_Exercise_:
Leave out the pictures, and write out exactly the lines from the beginning of the material to the line holding "plt.rcParams['mathtext.bf'] = 'Liberation", that line included, and nothing else.

_Source material_:
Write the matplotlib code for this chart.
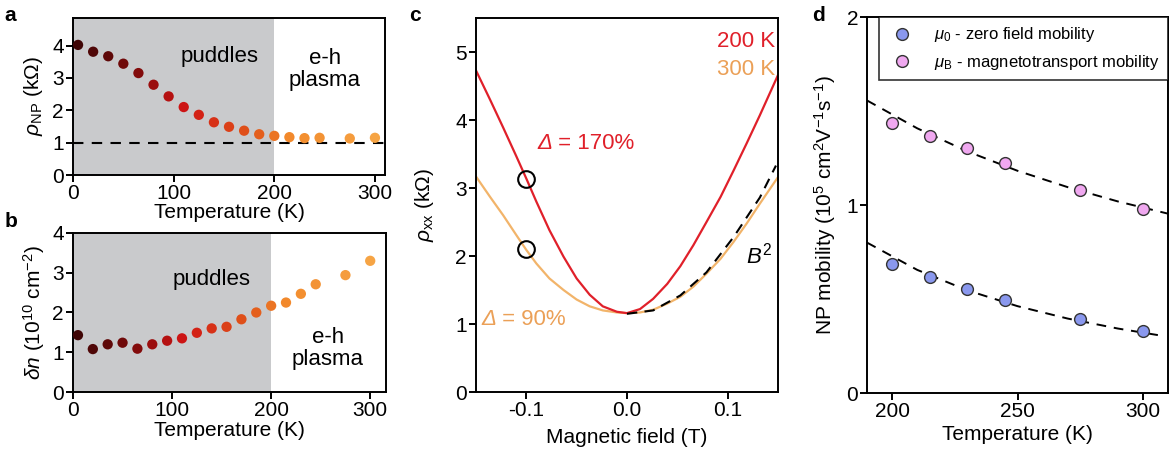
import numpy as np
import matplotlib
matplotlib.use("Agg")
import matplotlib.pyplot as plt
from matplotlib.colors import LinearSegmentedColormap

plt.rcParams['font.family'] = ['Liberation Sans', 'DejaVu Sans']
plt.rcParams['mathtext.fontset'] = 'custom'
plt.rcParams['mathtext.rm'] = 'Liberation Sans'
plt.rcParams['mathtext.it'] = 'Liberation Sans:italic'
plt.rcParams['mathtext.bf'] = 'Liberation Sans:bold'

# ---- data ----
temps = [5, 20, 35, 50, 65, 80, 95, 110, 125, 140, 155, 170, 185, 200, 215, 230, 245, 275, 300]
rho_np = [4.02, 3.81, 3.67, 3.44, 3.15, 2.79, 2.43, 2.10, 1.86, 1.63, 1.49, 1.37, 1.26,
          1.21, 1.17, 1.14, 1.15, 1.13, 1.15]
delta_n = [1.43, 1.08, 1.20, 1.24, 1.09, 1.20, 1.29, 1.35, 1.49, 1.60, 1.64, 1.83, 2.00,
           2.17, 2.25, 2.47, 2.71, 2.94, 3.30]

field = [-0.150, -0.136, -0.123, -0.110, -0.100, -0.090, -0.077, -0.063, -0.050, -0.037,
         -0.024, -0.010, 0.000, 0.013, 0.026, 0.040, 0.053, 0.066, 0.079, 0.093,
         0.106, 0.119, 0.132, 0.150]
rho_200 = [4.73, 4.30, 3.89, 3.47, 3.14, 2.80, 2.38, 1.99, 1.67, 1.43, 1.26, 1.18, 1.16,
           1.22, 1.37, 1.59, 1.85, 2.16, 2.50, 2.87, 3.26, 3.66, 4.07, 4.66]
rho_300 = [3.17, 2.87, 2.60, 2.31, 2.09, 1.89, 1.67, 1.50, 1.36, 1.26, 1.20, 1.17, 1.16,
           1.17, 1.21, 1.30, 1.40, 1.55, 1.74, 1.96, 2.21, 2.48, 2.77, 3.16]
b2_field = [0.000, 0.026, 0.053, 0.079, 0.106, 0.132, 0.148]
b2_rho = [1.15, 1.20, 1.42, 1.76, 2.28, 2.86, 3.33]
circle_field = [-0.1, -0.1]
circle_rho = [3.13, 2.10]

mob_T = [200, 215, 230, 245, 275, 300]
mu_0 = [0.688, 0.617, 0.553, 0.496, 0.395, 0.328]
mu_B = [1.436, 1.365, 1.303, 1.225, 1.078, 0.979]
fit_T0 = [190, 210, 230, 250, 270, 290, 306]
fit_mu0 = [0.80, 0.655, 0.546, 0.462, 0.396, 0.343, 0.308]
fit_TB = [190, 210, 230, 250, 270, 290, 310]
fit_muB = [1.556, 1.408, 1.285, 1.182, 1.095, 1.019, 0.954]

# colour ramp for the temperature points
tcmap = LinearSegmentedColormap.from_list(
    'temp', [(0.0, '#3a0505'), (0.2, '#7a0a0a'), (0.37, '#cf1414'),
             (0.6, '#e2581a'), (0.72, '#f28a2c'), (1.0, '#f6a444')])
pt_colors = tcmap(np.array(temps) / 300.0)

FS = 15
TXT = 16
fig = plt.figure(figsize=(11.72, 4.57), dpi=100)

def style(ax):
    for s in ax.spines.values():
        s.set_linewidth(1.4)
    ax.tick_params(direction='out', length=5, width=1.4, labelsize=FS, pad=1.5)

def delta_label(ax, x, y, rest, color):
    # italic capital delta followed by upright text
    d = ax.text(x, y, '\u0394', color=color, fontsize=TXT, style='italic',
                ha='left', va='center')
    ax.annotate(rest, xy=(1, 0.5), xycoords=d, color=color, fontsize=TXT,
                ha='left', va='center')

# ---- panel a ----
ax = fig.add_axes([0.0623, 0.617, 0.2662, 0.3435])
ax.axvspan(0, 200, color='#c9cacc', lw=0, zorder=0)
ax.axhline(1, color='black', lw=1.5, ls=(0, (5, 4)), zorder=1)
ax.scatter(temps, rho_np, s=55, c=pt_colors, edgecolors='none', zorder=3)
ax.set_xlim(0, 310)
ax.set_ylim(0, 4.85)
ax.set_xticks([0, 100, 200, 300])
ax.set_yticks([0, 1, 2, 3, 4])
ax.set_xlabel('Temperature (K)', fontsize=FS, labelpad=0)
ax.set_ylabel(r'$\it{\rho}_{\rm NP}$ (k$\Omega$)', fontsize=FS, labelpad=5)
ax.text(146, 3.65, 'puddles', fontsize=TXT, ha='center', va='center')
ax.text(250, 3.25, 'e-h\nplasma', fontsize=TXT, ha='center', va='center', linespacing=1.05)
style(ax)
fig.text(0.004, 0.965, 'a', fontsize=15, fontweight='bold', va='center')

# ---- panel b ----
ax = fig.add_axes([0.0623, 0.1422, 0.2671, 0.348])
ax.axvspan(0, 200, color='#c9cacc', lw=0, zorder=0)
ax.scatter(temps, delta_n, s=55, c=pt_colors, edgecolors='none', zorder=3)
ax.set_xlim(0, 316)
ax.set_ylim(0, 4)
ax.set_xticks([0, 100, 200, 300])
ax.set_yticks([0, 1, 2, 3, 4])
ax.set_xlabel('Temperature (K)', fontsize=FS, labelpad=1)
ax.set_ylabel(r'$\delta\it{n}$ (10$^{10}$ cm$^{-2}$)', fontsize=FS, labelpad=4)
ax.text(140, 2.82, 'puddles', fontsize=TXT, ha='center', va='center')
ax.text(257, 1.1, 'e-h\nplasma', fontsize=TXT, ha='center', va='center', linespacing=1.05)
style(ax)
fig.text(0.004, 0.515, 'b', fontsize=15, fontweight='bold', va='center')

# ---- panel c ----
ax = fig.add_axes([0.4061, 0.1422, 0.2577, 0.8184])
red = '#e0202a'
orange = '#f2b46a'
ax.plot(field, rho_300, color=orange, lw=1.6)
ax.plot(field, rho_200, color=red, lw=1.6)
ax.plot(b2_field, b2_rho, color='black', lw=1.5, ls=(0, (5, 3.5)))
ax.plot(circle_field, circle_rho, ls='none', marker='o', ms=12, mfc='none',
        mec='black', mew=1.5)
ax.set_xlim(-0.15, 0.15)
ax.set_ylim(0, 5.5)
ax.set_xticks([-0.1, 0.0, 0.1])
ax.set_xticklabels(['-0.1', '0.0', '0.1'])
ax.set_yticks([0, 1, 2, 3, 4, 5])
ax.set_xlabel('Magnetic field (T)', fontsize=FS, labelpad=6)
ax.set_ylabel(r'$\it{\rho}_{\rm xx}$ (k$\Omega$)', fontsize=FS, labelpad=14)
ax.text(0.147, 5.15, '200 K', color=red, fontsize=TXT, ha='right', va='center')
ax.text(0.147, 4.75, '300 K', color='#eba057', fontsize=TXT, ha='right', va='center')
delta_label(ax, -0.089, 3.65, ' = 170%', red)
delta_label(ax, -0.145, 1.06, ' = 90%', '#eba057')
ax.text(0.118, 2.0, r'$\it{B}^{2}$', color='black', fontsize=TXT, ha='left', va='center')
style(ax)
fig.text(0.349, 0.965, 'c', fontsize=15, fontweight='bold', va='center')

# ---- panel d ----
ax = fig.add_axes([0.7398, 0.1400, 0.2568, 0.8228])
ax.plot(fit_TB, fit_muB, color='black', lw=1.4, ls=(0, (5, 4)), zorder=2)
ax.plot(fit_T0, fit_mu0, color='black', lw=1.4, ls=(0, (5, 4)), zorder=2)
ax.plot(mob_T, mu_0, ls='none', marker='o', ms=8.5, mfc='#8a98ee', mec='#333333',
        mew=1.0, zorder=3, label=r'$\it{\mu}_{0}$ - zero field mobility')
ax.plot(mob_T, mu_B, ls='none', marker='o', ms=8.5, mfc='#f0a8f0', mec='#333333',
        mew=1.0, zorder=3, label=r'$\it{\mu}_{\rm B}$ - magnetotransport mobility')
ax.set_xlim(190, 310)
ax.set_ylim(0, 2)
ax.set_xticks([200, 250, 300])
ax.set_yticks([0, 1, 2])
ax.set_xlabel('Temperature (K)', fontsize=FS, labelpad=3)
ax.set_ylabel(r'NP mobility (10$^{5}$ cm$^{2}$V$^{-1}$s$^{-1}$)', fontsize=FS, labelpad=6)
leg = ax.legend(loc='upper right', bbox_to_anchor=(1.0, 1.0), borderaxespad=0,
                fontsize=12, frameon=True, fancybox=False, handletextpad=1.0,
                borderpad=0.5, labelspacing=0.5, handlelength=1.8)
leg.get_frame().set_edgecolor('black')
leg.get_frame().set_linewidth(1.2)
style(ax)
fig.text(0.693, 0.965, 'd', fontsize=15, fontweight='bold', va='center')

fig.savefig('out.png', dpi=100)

_Answer for the task_:
Write the matplotlib code for this chart.
import numpy as np
import matplotlib
matplotlib.use("Agg")
import matplotlib.pyplot as plt
from matplotlib.colors import LinearSegmentedColormap

plt.rcParams['font.family'] = ['Liberation Sans', 'DejaVu Sans']
plt.rcParams['mathtext.fontset'] = 'custom'
plt.rcParams['mathtext.rm'] = 'Liberation Sans'
plt.rcParams['mathtext.it'] = 'Liberation Sans:italic'
plt.rcParams['mathtext.bf'] = 'Liberation Sans:bold'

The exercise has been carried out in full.